Le président du conseil italien Giuseppe Conte et le président russe Vladimir Poutine, le 24 octobre à Moscou. / Sergei Chirikov / AP

En ces temps de tensions extrêmes entre Rome et Bruxelles, la visite ne risquait pas de passer inaperçue. Le président du conseil italien, Giuseppe Conte, était à Moscou mercredi 24 octobre, avec une importante délégation de patrons italiens, pour signer quatorze contrats de coopération économique, portant notamment sur des travaux d’infrastructure routière et des questions énergétiques. La veille, la Commission européenne avait, dans une décision sans précédent au sein de l’UE, rejeté le projet de budget 2019 présenté par le gouvernement italien.
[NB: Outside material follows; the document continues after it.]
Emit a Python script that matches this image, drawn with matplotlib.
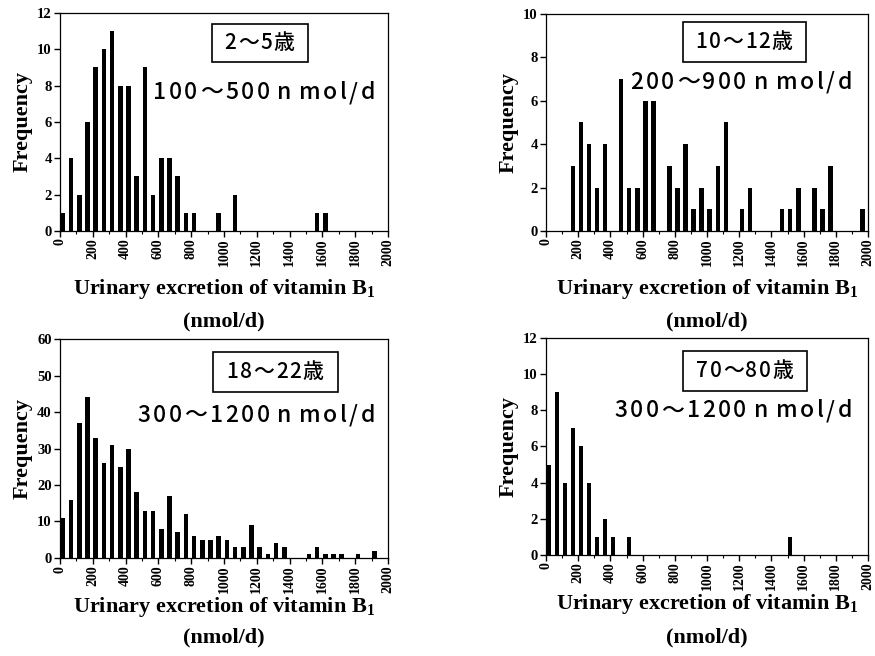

La conférence de presse conjointe qui s’est tenue au sortir d’un long entretien entre le président russe, Vladimir Poutine, et le premier ministre italien a été l’occasion d’un assaut d’amabilités. De fait, parmi les grands pays de l’Union européenne, l’Italie n’a eu de cesse, ces dernières années, de se poser en avocat de la désescalade avec Moscou, et le gouvernement Conte, constitué de l’alliance de deux formations qui n’ont jamais fait mystère de leur sympathie pour le modèle politique russe, le Mouvement 5 étoiles (M5S, antisystème) et la Ligue (extrême droite), a encore accentué la tendance.

Mais cette relation de proximité, fondée sur d’évidents accords idéologiques – en visite à Moscou le 17 octobre, le ministre de l’intérieur, Matteo Salvini, a affirmé qu’il s’y sentait « plus chez lui » qu’à Bruxelles – pourrait-elle aller plus loin, au point de voir l’Etat russe chercher à soutenir l’Italie sur les marchés, notamment en achetant des bons du Trésor ? Dans les milieux proches du gouvernement italien, la tentation est grande d’imaginer qu’une action de Moscou pourrait contribuer à calmer les tensions entourant la dette italienne, et ramener à des proportions plus raisonnables le « spread » (le différentiel entre le taux des emprunts à dix ans italiens et allemands), qui depuis la fin du mois de septembre dépasse les 300 points de base. « Il n’y a aucune hésitation de caractère politique autour de l’idée de l’achat de bons du Trésor italiens par le fonds souverain russe », a certes assuré Vladimir Poutine, tout en soulignant que l’économie italienne « a des bases solides ». Le président russe s’est surtout borné à plaider pour une intensification des relations entre les deux pays – par, notamment, la fin des sanctions européennes prises contre Moscou au lendemain de l’invasion de la Crimée, en 2014.

« Les sanctions sont inutiles »

Ce point a été au centre de toutes les discussions lors du 11e forum Eurasiatique de Vérone (Vénétie), les 25 et 26 octobre, en présence de nombreux acteurs économiques russes et italiens de premier plan. « En 2018, les sanctions sont inutiles », a ainsi lancé le ministre de l’intérieur Matteo Salvini, qui a donné le coup d’envoi de la manifestation. Une affirmation qui a été reprise comme un mantra par les participants aux débats du forum, à l’image de l’ancien premier ministre italien de centre gauche Romano Prodi, qui a décrit l’Europe comme un « maillon passif » du commerce international, de plus en plus « isolé », et ce pour des raisons purement politiques.

« Aujourd’hui plus que jamais, nous devons faire tout ce qui est possible pour abolir les sanctions en Europe », a ainsi lancé le président de l’association Conoscere Eurasia et de la filiale russe de la banque Intesa Sanpaolo, à l’origine de ce Forum, à destination des nombreux responsables politiques présents.

« Bien sûr, les sanctions représentent un coût, mais celui-ci est beaucoup plus modéré que ce que disent, depuis des années, la Ligue ou le M5S, qui affirment que l’Italie est le pays qui a payé le plus lourd tribut et se servent de cet argument pour affirmer que la politique européenne est contraire aux intérêts de l’Italie, souligne un diplomate français. Mais le nouveau gouvernement a dû très vite admettre que l’idée d’une annulation unilatérale des sanctions, mise en avant durant la campagne électorale, était tout simplement impossible, vu qu’elle impliquerait le rétablissement des frontières entre l’Italie et le reste de l’Europe. » Une perspective qui aurait des conséquences beaucoup plus importantes pour l’ensemble de l’économie italienne.